CBOLD

Project

General Information

Project-URL: Institution:
  • Department of Linguistics, University of California (Berkeley)
Duration: 1994 – 2000

Description

The CBOLD project (short for Comparative Bantu Online Dictionary) was started in 1994 by Larry Hyman and John Lowe to produce in Berkeley a lexicographic database to support and enhance the theoretical, descriptive, and historical linguistic study of the languages in the Bantu family. The database includes a substantial list of reconstructed Proto-Bantu roots, several thousand additional reconstructed regional roots, and reflexes of these roots for a substantial subset of the 500+ daughter languages. Published and unpublished dictionaries of selected Bantu languages have been scanned, converted to test, and entered into the database.
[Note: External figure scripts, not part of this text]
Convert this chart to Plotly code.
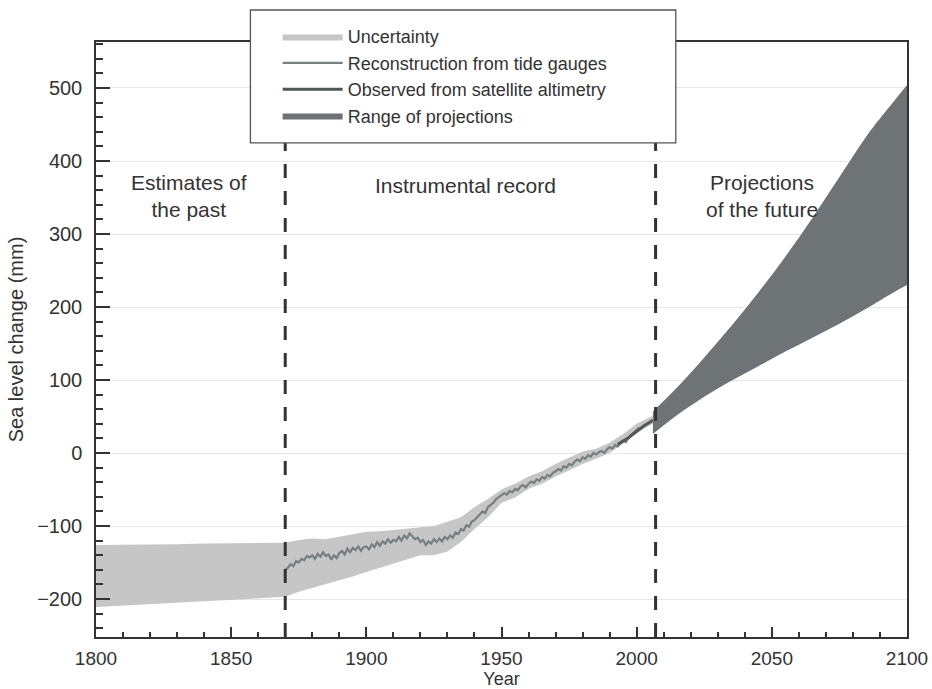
import plotly.graph_objects as go

# ---------------- data ----------------
band_years = [1800, 1810, 1820, 1830, 1840, 1850, 1860, 1870, 1875, 1880, 1885, 1890, 1895,
              1900, 1905, 1910, 1915, 1920, 1925, 1930, 1935, 1940, 1945, 1950, 1955, 1960,
              1965, 1970, 1975, 1980, 1985, 1990, 1995, 2000, 2006]
band_upper = [-126, -126, -125, -125, -124, -124, -124, -123, -119, -117, -118, -115, -112,
              -108, -107, -105, -104, -101, -100, -94, -88, -74, -63, -50, -42, -32,
              -25, -15, -7, 2, 6, 14, 26, 40, 51]
band_lower = [-211, -209, -207, -205, -203, -201, -199, -197, -190, -185, -180, -174, -169,
              -163, -157, -151, -146, -140, -140, -135, -122, -104, -88, -68, -61, -49,
              -42, -32, -24, -15, -8, 0, 13, 28, 40]

tide_years = list(range(1870, 2002))
tide_values = [
    -160, -157, -152, -155, -148, -150, -145, -147, -141, -143,
    -140, -145, -138, -142, -136, -141, -139, -146, -140, -144,
    -137, -134, -139, -131, -136, -130, -133, -128, -134, -129,
    -128, -132, -125, -129, -122, -127, -121, -124, -118, -123,
    -119, -121, -115, -120, -113, -117, -110, -114, -118, -116,
    -122, -119, -126, -121, -124, -118, -122, -117, -121, -115,
    -118, -113, -116, -109, -111, -104, -106, -99, -101, -94,
    -92, -88, -84, -80, -82, -74, -71, -68, -63, -60,
    -58, -55, -57, -52, -54, -49, -51, -46, -44, -47,
    -42, -39, -41, -36, -38, -33, -35, -30, -32, -27,
    -25, -22, -24, -18, -20, -15, -17, -12, -9, -11,
    -6, -8, -3, -5, 0, -2, 1, 3, 0, 5,
    8, 6, 11, 9, 14, 17, 15, 21, 25, 28,
    32, 35]

sat_years = list(range(1993, 2007))
sat_values = [12, 14, 17, 19, 21, 24, 27, 29, 32, 35, 38, 40, 43, 45]

proj_years = [2006, 2015, 2025, 2035, 2045, 2055, 2065, 2075, 2085, 2095, 2100]
proj_upper = [57, 90, 131, 174, 220, 269, 322, 378, 434, 481, 504]
proj_lower = [26, 52, 77, 99, 119, 139, 158, 177, 198, 220, 230]

era_bounds = [1870, 2007]
era_labels = ["Estimates of<br>the past", "Instrumental record", "Projections<br>of the future"]
era_label_x = [1834.5, 1936.5, 2046.5]
era_label_y = [352, 367, 352]

x_ticks = [1800, 1850, 1900, 1950, 2000, 2050, 2100]
y_ticks = [-200, -100, 0, 100, 200, 300, 400, 500]
y_tick_text = ["\u2212200", "\u2212100", "0", "100", "200", "300", "400", "500"]

# ---------------- styles ----------------
FONT = "Liberation Sans, Arial, Helvetica, sans-serif"
INK = "#333333"
BAND = "#c6c6c6"
TIDE = "#748080"
SAT = "#4f5757"
PROJ = "#6e7375"

fig = go.Figure()

fig.add_trace(go.Scatter(x=band_years, y=band_lower, mode="lines", line=dict(width=0),
                         showlegend=False, hoverinfo="skip"))
fig.add_trace(go.Scatter(x=band_years, y=band_upper, mode="lines", line=dict(width=0),
                         fill="tonexty", fillcolor=BAND, name="Uncertainty"))
fig.add_trace(go.Scatter(x=tide_years, y=tide_values, mode="lines",
                         line=dict(color=TIDE, width=2.2), name="Reconstruction from tide gauges"))
fig.add_trace(go.Scatter(x=sat_years, y=sat_values, mode="lines",
                         line=dict(color=SAT, width=3), name="Observed from satellite altimetry"))
fig.add_trace(go.Scatter(x=proj_years, y=proj_lower, mode="lines",
                         line=dict(width=0, shape="spline"),
                         showlegend=False, hoverinfo="skip"))
fig.add_trace(go.Scatter(x=proj_years, y=proj_upper, mode="lines",
                         line=dict(width=0, shape="spline"),
                         fill="tonexty", fillcolor=PROJ, name="Range of projections"))

for xb in era_bounds:
    fig.add_shape(type="line", xref="x", yref="paper", x0=xb, x1=xb, y0=0, y1=1,
                  line=dict(color=INK, width=3, dash="14px,13px"), layer="above")

# legend box (white panel over the frame)
fig.add_shape(type="rect", xref="paper", yref="paper", x0=0.1904, x1=0.7149, y0=0.8303, y1=1.0538,
              line=dict(color="#555555", width=1.3), fillcolor="white", layer="above")

for txt, lx, ly in zip(era_labels, era_label_x, era_label_y):
    fig.add_annotation(x=lx, y=ly, xref="x", yref="y", text=txt, showarrow=False,
                       font=dict(family=FONT, size=21, color=INK), align="center")

fig.update_layout(
    width=932, height=689,
    margin=dict(l=96, r=25, t=42, b=52),
    paper_bgcolor="white", plot_bgcolor="white",
    font=dict(family=FONT, size=20, color=INK),
    legend=dict(x=0.224, y=1.040, xanchor="left", yanchor="top", bgcolor="rgba(0,0,0,0)",
                borderwidth=0, font=dict(family=FONT, size=18, color=INK),
                itemwidth=60, tracegroupgap=0, traceorder="normal"),
    showlegend=True,
)

fig.update_xaxes(range=[1800, 2100], tickvals=x_ticks, ticks="inside", ticklen=10, tickwidth=1.5,
                 tickcolor=INK, showline=True, linecolor=INK, linewidth=1.5, mirror=True,
                 showgrid=False, zeroline=False,
                 minor=dict(dtick=10, ticks="inside", ticklen=5, tickcolor=INK, tickwidth=1.5, showgrid=False),
                 tickfont=dict(family=FONT, size=19, color=INK), ticklabelstandoff=3,
                 title=dict(text="Year", font=dict(family=FONT, size=18, color=INK), standoff=0),
                 automargin=False)
fig.update_yaxes(range=[-252, 563], tickvals=y_ticks, ticktext=y_tick_text, ticks="inside",
                 ticklen=14, tickwidth=1.5, tickcolor=INK, showline=True, linecolor=INK,
                 linewidth=1.5, mirror=True, showgrid=True, gridcolor="#e6e6e6", gridwidth=1,
                 zeroline=False,
                 minor=dict(dtick=20, tick0=0, ticks="inside", ticklen=7, tickcolor=INK, tickwidth=1.5,
                            showgrid=False),
                 tickfont=dict(family=FONT, size=20, color=INK), ticklabelstandoff=8,
                 title=dict(text="Sea level change (mm)", font=dict(family=FONT, size=20, color=INK),
                            standoff=8),
                 automargin=False)

fig.write_html("out.html")
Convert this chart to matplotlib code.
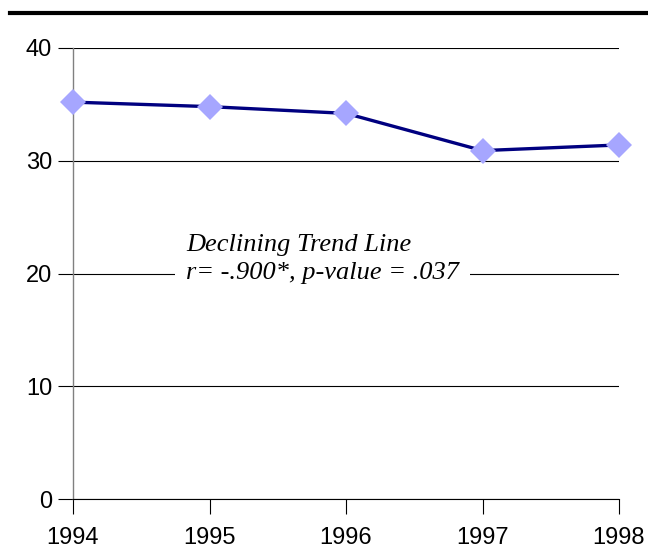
import matplotlib.pyplot as plt
from matplotlib.lines import Line2D

# data
years = [1994, 1995, 1996, 1997, 1998]
values = [35.2, 34.8, 34.2, 30.9, 31.4]
y_ticks = [0, 10, 20, 30, 40]

fig = plt.figure(figsize=(6.48, 5.5), dpi=100)
ax = fig.add_axes([73 / 648, 1 - 499 / 550, (619 - 73) / 648, (499 - 48) / 550])

ax.plot(years, values, color='#000080', linewidth=2.4, zorder=3)
ax.plot(years, values, linestyle='none', marker='D', markersize=13.5,
        color='#A6A6FF', markeredgewidth=0, zorder=4, clip_on=False)

ax.set_xlim(1994, 1998)
ax.set_ylim(0, 40)
ax.set_xticks(years)
ax.set_yticks(y_ticks)
ax.yaxis.grid(True, color='black', linewidth=0.8)
ax.set_axisbelow(True)

for s in ['top', 'right']:
    ax.spines[s].set_visible(False)
ax.spines['left'].set_color('#808080')
ax.spines['left'].set_linewidth(1.0)
ax.spines['bottom'].set_color('black')
ax.spines['bottom'].set_linewidth(0.8)

ax.tick_params(axis='y', length=11, width=0.8, color='black', pad=4,
               labelsize=17, labelfontfamily='Liberation Sans')
ax.tick_params(axis='x', length=10.5, width=0.8, color='black', pad=10,
               labelsize=17, labelfontfamily='Liberation Sans')

# annotation (second line sits on a white box that breaks the 20 gridline)
tfont = dict(family='Liberation Serif', style='italic', size=19)
ax.text(1994.83, 22.5, 'Declining Trend Line', ha='left', va='center',
        zorder=6, **tfont)
ax.text(1994.83, 20.0, 'r= -.900*, p-value = .037', ha='left', va='center',
        bbox=dict(facecolor='white', edgecolor='none', pad=8), zorder=5, **tfont)

# thick rule at the top of the figure
fig.add_artist(Line2D([10 / 648, 1.0], [1 - 13 / 550, 1 - 13 / 550],
                      color='black', linewidth=3, transform=fig.transFigure))

fig.savefig('out.png', dpi=100)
Working with colleagues and students from the United States, France, Belgium, the Netherlands, Cameroon, Tanzania and other countries, organized into the Bantu Working Group (BWG), the projects primary goals are to:

  • set up a collaborative, accessible database for the use of researchers in Bantu languages;
  • establish a unified format for computational lexicographic work in the Bantu languages; and
  • input extensive (annotated) dictionaries and wordlists of Bantu languages.

The SAW provides a subset of the CBOLD data converted into the standard format TEI Lex-0.